Ability to visualise trigger and filter rules against the current snapshot on the preview page

2022-02-23 10:49:25 +01:00
parent dd384619e0
commit 014fda9058
18 changed files with 612 additions and 72 deletions
--- a/changedetectionio/fetch_site_status.py
+++ b/changedetectionio/fetch_site_status.py
@@ -1,5 +1,6 @@
 import time
 from changedetectionio import content_fetcher
+from changedetectionio import html_tools
 import hashlib
 from inscriptis import get_text
 import urllib3
@@ -16,40 +17,6 @@ class perform_site_check():
        super().__init__(*args, **kwargs)
        self.datastore = datastore

-    def strip_ignore_text(self, content, list_ignore_text):
-        import re
-        ignore = []
-        ignore_regex = []
-        for k in list_ignore_text:
-
-            # Is it a regex?
-            if k[0] == '/':
-                ignore_regex.append(k.strip(" /"))
-            else:
-                ignore.append(k)
-
-        output = []
-        for line in content.splitlines():
-
-            # Always ignore blank lines in this mode. (when this function gets called)
-            if len(line.strip()):
-                regex_matches = False
-
-                # if any of these match, skip
-                for regex in ignore_regex:
-                    try:
-                        if re.search(regex, line, re.IGNORECASE):
-                            regex_matches = True
-                    except Exception as e:
-                        continue
-
-                if not regex_matches and not any(skip_text in line for skip_text in ignore):
-                    output.append(line.encode('utf8'))
-
-        return "\n".encode('utf8').join(output)
-
-
-
    def run(self, uuid):
        timestamp = int(time.time())  # used for storage etc too

@@ -147,7 +114,7 @@ class perform_site_check():
            # @todo we could abstract out the get_text() to handle this cleaner
            text_to_ignore = watch.get('ignore_text', []) + self.datastore.data['settings']['application'].get('global_ignore_text', [])
            if len(text_to_ignore):
-                stripped_text_from_html = self.strip_ignore_text(stripped_text_from_html, text_to_ignore)
+                stripped_text_from_html = html_tools.strip_ignore_text(stripped_text_from_html, text_to_ignore)
            else:
                stripped_text_from_html = stripped_text_from_html.encode('utf8')

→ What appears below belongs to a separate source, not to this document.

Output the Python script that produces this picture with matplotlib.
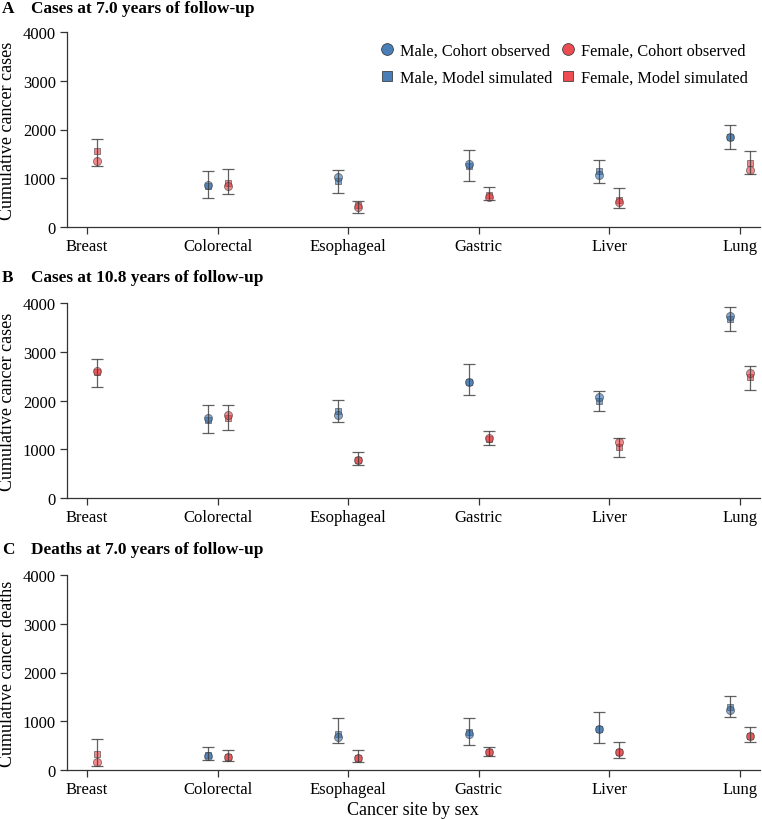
import numpy as np
import matplotlib.pyplot as plt
from matplotlib.lines import Line2D

plt.rcParams['font.family'] = ['Liberation Serif', 'DejaVu Serif']

sites = ['Breast', 'Colorectal', 'Esophageal', 'Gastric', 'Liver', 'Lung']
nan = np.nan

# Panel A: cases at 7.0 years
a_male_obs = [nan, 855, 1019, 1292, 1067, 1853]
a_male_sim = [nan, 850, 944, 1260, 1149, 1840]
a_male_lo = [nan, 588, 697, 944, 909, 1600]
a_male_hi = [nan, 1149, 1176, 1573, 1368, 2099]
a_fem_obs = [1347, 834, 420, 620, 506, 1169]
a_fem_sim = [1565, 896, 450, 660, 561, 1306]
a_fem_lo = [1251, 684, 281, 547, 396, 1087]
a_fem_hi = [1799, 1183, 533, 814, 793, 1566]

# Panel B: cases at 10.8 years
b_male_obs = [nan, 1648, 1703, 2373, 2065, 3740]
b_male_sim = [nan, 1606, 1785, 2380, 1996, 3672]
b_male_lo = [nan, 1340, 1566, 2107, 1785, 3426]
b_male_hi = [nan, 1901, 2017, 2743, 2201, 3918]
b_fem_obs = [2600, 1703, 786, 1224, 1142, 2557]
b_fem_sim = [2590, 1648, 780, 1220, 1040, 2476]
b_fem_lo = [2277, 1388, 677, 1087, 835, 2215]
b_fem_hi = [2845, 1915, 950, 1381, 1237, 2715]

# Panel C: deaths at 7.0 years
c_male_obs = [nan, 290, 670, 740, 834, 1237]
c_male_sim = [nan, 308, 732, 770, 840, 1286]
c_male_lo = [nan, 211, 547, 513, 561, 1087]
c_male_hi = [nan, 472, 1073, 1073, 1190, 1518]
c_fem_obs = [170, 267, 253, 362, 362, 691]
c_fem_sim = [328, 267, 253, 362, 362, 691]
c_fem_lo = [88, 178, 164, 280, 246, 574]
c_fem_hi = [636, 417, 410, 479, 568, 876]

panels = [
    ('A', 'Cases at 7.0 years of follow-up', 'Cumulative cancer cases',
     a_male_obs, a_male_sim, a_male_lo, a_male_hi, a_fem_obs, a_fem_sim, a_fem_lo, a_fem_hi),
    ('B', 'Cases at 10.8 years of follow-up', 'Cumulative cancer cases',
     b_male_obs, b_male_sim, b_male_lo, b_male_hi, b_fem_obs, b_fem_sim, b_fem_lo, b_fem_hi),
    ('C', 'Deaths at 7.0 years of follow-up', 'Cumulative cancer deaths',
     c_male_obs, c_male_sim, c_male_lo, c_male_hi, c_fem_obs, c_fem_sim, c_fem_lo, c_fem_hi),
]

blue = '#3570b0'
red = '#ec3a3f'
edge = '#333333'

W, H = 762, 820
fig = plt.figure(figsize=(W / 100, H / 100), dpi=100)

ax_px = [(33, 228), (304, 499), (576, 771)]  # top, bottom in pixels
title_y = [9, 278.5, 550]
left, right = 67, 760
x = np.arange(len(sites))
off = 0.077

for i, (letter, title, ylab, mo, ms, mlo, mhi, fo, fs, flo, fhi) in enumerate(panels):
    top, bot = ax_px[i]
    ax = fig.add_axes([left / W, 1 - bot / H, (right - left) / W, (bot - top) / H])
    for xs, obs, sim, lo, hi, col in [(x - off, mo, ms, mlo, mhi, blue),
                                      (x + off, fo, fs, flo, fhi, red)]:
        obs = np.array(obs, float)
        sim = np.array(sim, float)
        lo = np.array(lo, float)
        hi = np.array(hi, float)
        mid = (lo + hi) / 2
        ax.errorbar(xs, mid, yerr=[mid - lo, hi - mid], fmt='none', ecolor='#3a3a3a',
                    elinewidth=0.9, capsize=4, capthick=0.9, alpha=0.8, zorder=3)
        ax.scatter(xs, sim, marker='s', s=24, color=col, alpha=0.6,
                   edgecolors=edge, linewidths=0.6, zorder=2)
        ax.scatter(xs, obs, marker='o', s=34, color=col, alpha=0.6,
                   edgecolors=edge, linewidths=0.6, zorder=2)

    ax.set_xlim(-0.153, 5.153)
    ax.set_ylim(0, 4000)
    ax.set_yticks([0, 1000, 2000, 3000, 4000])
    ax.set_xticks(x)
    ax.set_xticklabels(sites)
    for s in ['top', 'right']:
        ax.spines[s].set_visible(False)
    for s in ['left', 'bottom']:
        ax.spines[s].set_color(edge)
        ax.spines[s].set_linewidth(0.9)
    ax.tick_params(axis='both', labelsize=12, length=5, width=0.9, color=edge, pad=3)

    fig.text(2 / W, 1 - title_y[i] / H, letter, fontsize=12.4, fontweight='bold', va='center')
    fig.text(31 / W, 1 - title_y[i] / H, title, fontsize=12.4, fontweight='bold', va='center')
    fig.text(8 / W, 1 - (top + bot) / 2 / H, ylab, fontsize=13, rotation=90,
             ha='center', va='center')

    if i == 0:
        handles = [
            Line2D([], [], ls='none', marker='o', ms=8.5, mfc=blue, mec=edge, mew=0.6, alpha=0.9),
            Line2D([], [], ls='none', marker='s', ms=7.5, mfc=blue, mec=edge, mew=0.6, alpha=0.9),
            Line2D([], [], ls='none', marker='o', ms=8.5, mfc=red, mec=edge, mew=0.6, alpha=0.9),
            Line2D([], [], ls='none', marker='s', ms=7.5, mfc=red, mec=edge, mew=0.6, alpha=0.9),
        ]
        labels = ['Male, Cohort observed', 'Male, Model simulated',
                  'Female, Cohort observed', 'Female, Model simulated']
        ax.legend(handles, labels, ncol=2, frameon=False, fontsize=11.7,
                  loc='upper right', bbox_to_anchor=(0.997, 0.995),
                  handlelength=0.8, handletextpad=0.4, columnspacing=0.6,
                  labelspacing=0.7, borderaxespad=0.2)

fig.text(413 / W, 1 - 811 / H, 'Cancer site by sex', fontsize=13, ha='center', va='center')

fig.savefig('out.png', dpi=100)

@@ -165,22 +132,14 @@ class perform_site_check():
            blocked_by_not_found_trigger_text = False

            if len(watch['trigger_text']):
+                # Yeah, lets block first until something matches
                blocked_by_not_found_trigger_text = True
-                for line in watch['trigger_text']:
-                    # Because JSON wont serialize a re.compile object
-                    if line[0] == '/' and line[-1] == '/':
-                        regex = re.compile(line.strip('/'), re.IGNORECASE)
-                        # Found it? so we don't wait for it anymore
-                        r = re.search(regex, str(stripped_text_from_html))
-                        if r:
-                            blocked_by_not_found_trigger_text = False
-                            break
-
-                    elif line.lower() in str(stripped_text_from_html).lower():
-                        # We found it don't wait for it.
-                        blocked_by_not_found_trigger_text = False
-                        break
-
+                # Filter and trigger works the same, so reuse it
+                result = html_tools.strip_ignore_text(content=str(stripped_text_from_html),
+                                                      wordlist=watch['trigger_text'],
+                                                      mode="line numbers")
+                if result:
+                    blocked_by_not_found_trigger_text = False


            if not blocked_by_not_found_trigger_text and watch['previous_md5'] != fetched_md5: